Dr. Quinn M. Gentry discusses the significance of organizational change in advancing black feminism in public health
Advancing Black Feminism In Public Health
By Dr. Quinn M. Gentry
Welcome to my blog on “Advancing Black Feminism in Public Health.” My goal is to move black feminism from the margins to the center of public health by applying 10 key principles as legitimate and comprehensive frameworks for adequately addressing health threats and related social and structural determinants of health in the lives of black women and girls.
Focus on changing organizations in advancing black feminism in public health
In this blog, I highlight the significance of organizational change as fundamental to principle no. 6 (of 10): Frame change within the context of organizational, structural, and individual transformation in advancing black feminism in public health.
Organizational change refers to the systemic tasks needed to build capacity in key areas that increase organizational effectiveness. For public health, I focus on organizational capacity-building to enhance programs for better participant outcomes.
“Challenging power structures from the inside, working the cracks within the system…requires learning to speak multiple languages of power convincingly.”
Understanding organizations’ governing protocols, approach to personnel, policy guidelines, and partnership selection is crucial to implementing organizational change within public health initiatives. Once organizations are operating at full capacity, individuals participating in programs and services are better positioned to commit to the behavioral changes needed for optimal health outcomes.
4 PRACTICAL POINTS FOR ORGANIZATIONAL CHANGE
IN PUBLIC HEALTH
As a public health program evaluator, I am deeply troubled by some administrators’ “blame the participant” narrative when programs fail to meet key performance measures. Armed with Hill Collins’ insistence that we challenge power structures from within, I integrated organizational performance measures into evaluation designs for diverse health programs funded at the federal, state, and foundation levels.
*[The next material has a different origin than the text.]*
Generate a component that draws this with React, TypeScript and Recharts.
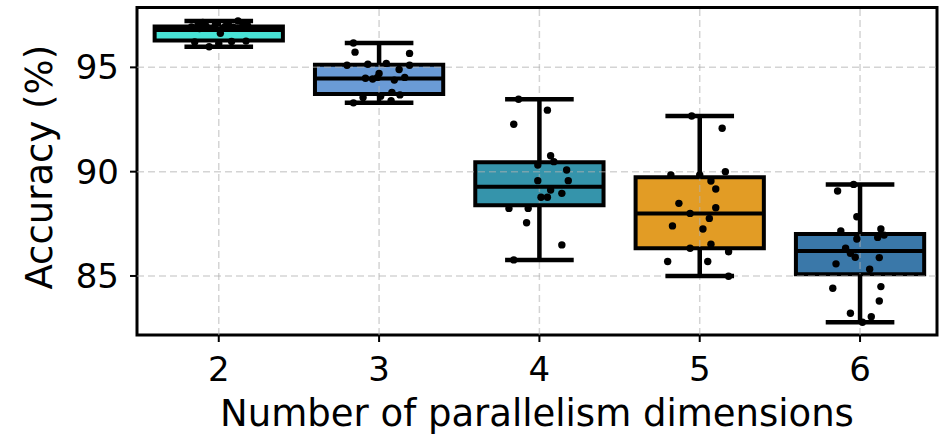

This afforded me the opportunity to observe organizations’ effectiveness in program implementation using measures beyond individual change in behaviors. While it is beyond the scope of this blog to provide an exhaustive list, I have shared some organizational-level data pertaining to recurring themes about organizations’ limitations in program effectiveness.
Lessons Learned in Building Organizations’ Program Capacity (non-exhaustive)
2. Complementary approaches
The conceptual frameworks below contribute to the process of organizational change and are especially helpful in public health and social service agencies.
- Tuckman’s stages of organizational development hypothesizes that organizational/program capacity-building, leadership development, and high performing teams undergo a process of: (1) forming, (2) storming, (3) norming, and (4) performing.
- Gender responsive frameworks begin with rigorous gender analysis exploring how inequalities stemming from gender norms and roles shape health behavior. Gender analytic findings are plotted along a continuum, where organizations’ practices are mapped as: (1) gender blind; (2) gender exploitative; (3) gender accommodating; (4) gender aware; or (5) gender transformative. Within pubic health, organizations identified as less than gender transformative should strive for gender equity, by either adjusting its gender responses or completely redesigning health systems to address barriers to health information and health services.
- Trans-theoretical model-stages of change theory outlines five specific stages for developing better health through lifestyle and behavioral changes, that organizations must have ample program capacity to navigate public health program participants through: (1) pre-contemplation, (2) contemplation, (3) preparation, (4) action, and (5) maintenance.
- Health equity frameworks focus on mapping strategies aimed at full and equal access to opportunities that enable black women and girls to lead healthy lives.
3. Change Organizational Capacity
In advancing black feminism in public health, I built a body of work for assisting black women- and girls-serving organizations to achieve optimal levels of effectiveness. My working definition of “organizational effectiveness” is the intersection of efficacy (ability to achieve its mission, goals, and objectives) and efficiency (working within allotted resources). I operationalized my definition of organizational effectiveness into “10 domains of organizational excellence”. Each domain requires competent leadership and management for high organizational performance over long periods of time and should be an area of focus for improvement to achieve organizational excellence.
10 Domains OF Organizational Excellence at a Glance
4. Call to Action
“Organizational Leadership is a contact sport: you really learn what matters most after you lead a team through a crisis with internal threats to your integrity and systems and external factors aiming missiles at all of your competitive advantages and resources.”
As black feminists advocating for health equity, we must be bold enough to challenge power structures from inside the public health and medical systems, as we observe cracks in the very systems and organizations funded to fix patients whose health is a matter of life and death. As bold, brilliant thought leaders, never lose sight of what MATTERS most in Public Health!